TASK DESCRIPTION:
Print, word for word, the opening line of the data below and every line after it through the line that contains "(0,0) rectangle (1248,1257);", but not the pictures.

SUPPLIED DATA:
··········

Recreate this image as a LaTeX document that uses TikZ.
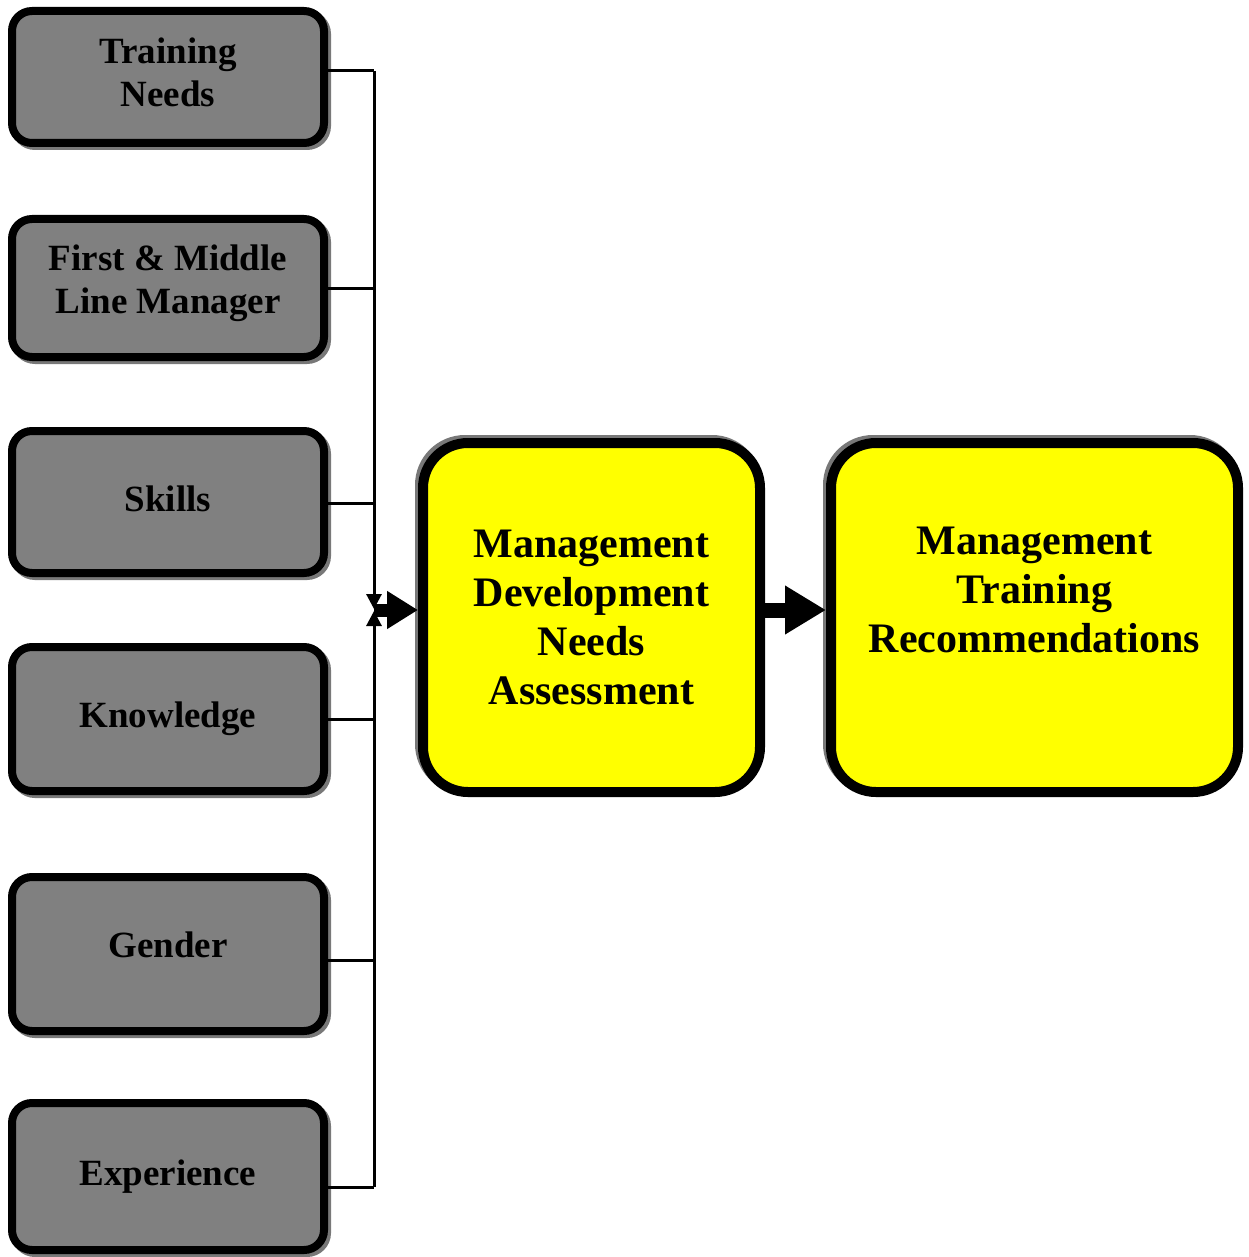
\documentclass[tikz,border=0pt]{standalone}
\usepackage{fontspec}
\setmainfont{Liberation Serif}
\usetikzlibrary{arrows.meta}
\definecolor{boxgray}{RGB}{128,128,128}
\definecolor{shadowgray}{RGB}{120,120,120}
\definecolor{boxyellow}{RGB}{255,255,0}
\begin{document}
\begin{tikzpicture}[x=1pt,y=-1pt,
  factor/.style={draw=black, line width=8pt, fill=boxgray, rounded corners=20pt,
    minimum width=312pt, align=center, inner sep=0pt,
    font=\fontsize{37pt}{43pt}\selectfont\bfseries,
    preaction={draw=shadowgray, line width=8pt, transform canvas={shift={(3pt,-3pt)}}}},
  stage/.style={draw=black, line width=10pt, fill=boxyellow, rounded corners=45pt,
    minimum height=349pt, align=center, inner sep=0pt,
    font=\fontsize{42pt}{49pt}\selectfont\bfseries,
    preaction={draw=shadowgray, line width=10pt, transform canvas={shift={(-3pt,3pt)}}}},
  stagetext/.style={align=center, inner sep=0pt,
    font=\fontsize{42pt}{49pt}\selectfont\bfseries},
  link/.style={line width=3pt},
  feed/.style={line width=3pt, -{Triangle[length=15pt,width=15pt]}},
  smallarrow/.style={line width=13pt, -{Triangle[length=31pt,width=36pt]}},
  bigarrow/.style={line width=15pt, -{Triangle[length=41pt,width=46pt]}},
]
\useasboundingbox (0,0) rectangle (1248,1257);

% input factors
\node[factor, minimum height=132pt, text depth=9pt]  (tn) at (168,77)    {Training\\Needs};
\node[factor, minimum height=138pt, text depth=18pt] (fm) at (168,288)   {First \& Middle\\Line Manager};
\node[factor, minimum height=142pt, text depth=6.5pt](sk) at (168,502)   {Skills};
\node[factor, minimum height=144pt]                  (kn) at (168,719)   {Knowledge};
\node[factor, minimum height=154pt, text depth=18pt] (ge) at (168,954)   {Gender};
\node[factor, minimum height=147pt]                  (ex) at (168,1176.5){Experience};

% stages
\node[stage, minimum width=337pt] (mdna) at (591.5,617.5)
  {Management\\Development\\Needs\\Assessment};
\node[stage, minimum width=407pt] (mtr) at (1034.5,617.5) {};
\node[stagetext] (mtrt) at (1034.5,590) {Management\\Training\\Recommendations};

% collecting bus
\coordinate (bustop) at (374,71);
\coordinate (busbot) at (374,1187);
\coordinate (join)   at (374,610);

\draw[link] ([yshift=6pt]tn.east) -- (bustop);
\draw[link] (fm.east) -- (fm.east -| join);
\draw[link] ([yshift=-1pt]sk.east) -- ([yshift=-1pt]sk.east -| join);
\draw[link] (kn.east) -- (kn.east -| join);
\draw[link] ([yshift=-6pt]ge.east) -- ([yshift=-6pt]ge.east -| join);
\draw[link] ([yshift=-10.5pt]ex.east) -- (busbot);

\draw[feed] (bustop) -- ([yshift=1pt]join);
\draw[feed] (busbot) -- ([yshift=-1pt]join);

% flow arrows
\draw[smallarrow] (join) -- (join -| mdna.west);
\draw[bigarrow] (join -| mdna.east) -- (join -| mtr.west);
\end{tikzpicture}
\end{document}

··········

CORRECT OUTPUT:
Recreate this image as a LaTeX document that uses TikZ.
\documentclass[tikz,border=0pt]{standalone}
\usepackage{fontspec}
\setmainfont{Liberation Serif}
\usetikzlibrary{arrows.meta}
\definecolor{boxgray}{RGB}{128,128,128}
\definecolor{shadowgray}{RGB}{120,120,120}
\definecolor{boxyellow}{RGB}{255,255,0}
\begin{document}
\begin{tikzpicture}[x=1pt,y=-1pt,
  factor/.style={draw=black, line width=8pt, fill=boxgray, rounded corners=20pt,
    minimum width=312pt, align=center, inner sep=0pt,
    font=\fontsize{37pt}{43pt}\selectfont\bfseries,
    preaction={draw=shadowgray, line width=8pt, transform canvas={shift={(3pt,-3pt)}}}},
  stage/.style={draw=black, line width=10pt, fill=boxyellow, rounded corners=45pt,
    minimum height=349pt, align=center, inner sep=0pt,
    font=\fontsize{42pt}{49pt}\selectfont\bfseries,
    preaction={draw=shadowgray, line width=10pt, transform canvas={shift={(-3pt,3pt)}}}},
  stagetext/.style={align=center, inner sep=0pt,
    font=\fontsize{42pt}{49pt}\selectfont\bfseries},
  link/.style={line width=3pt},
  feed/.style={line width=3pt, -{Triangle[length=15pt,width=15pt]}},
  smallarrow/.style={line width=13pt, -{Triangle[length=31pt,width=36pt]}},
  bigarrow/.style={line width=15pt, -{Triangle[length=41pt,width=46pt]}},
]
\useasboundingbox (0,0) rectangle (1248,1257);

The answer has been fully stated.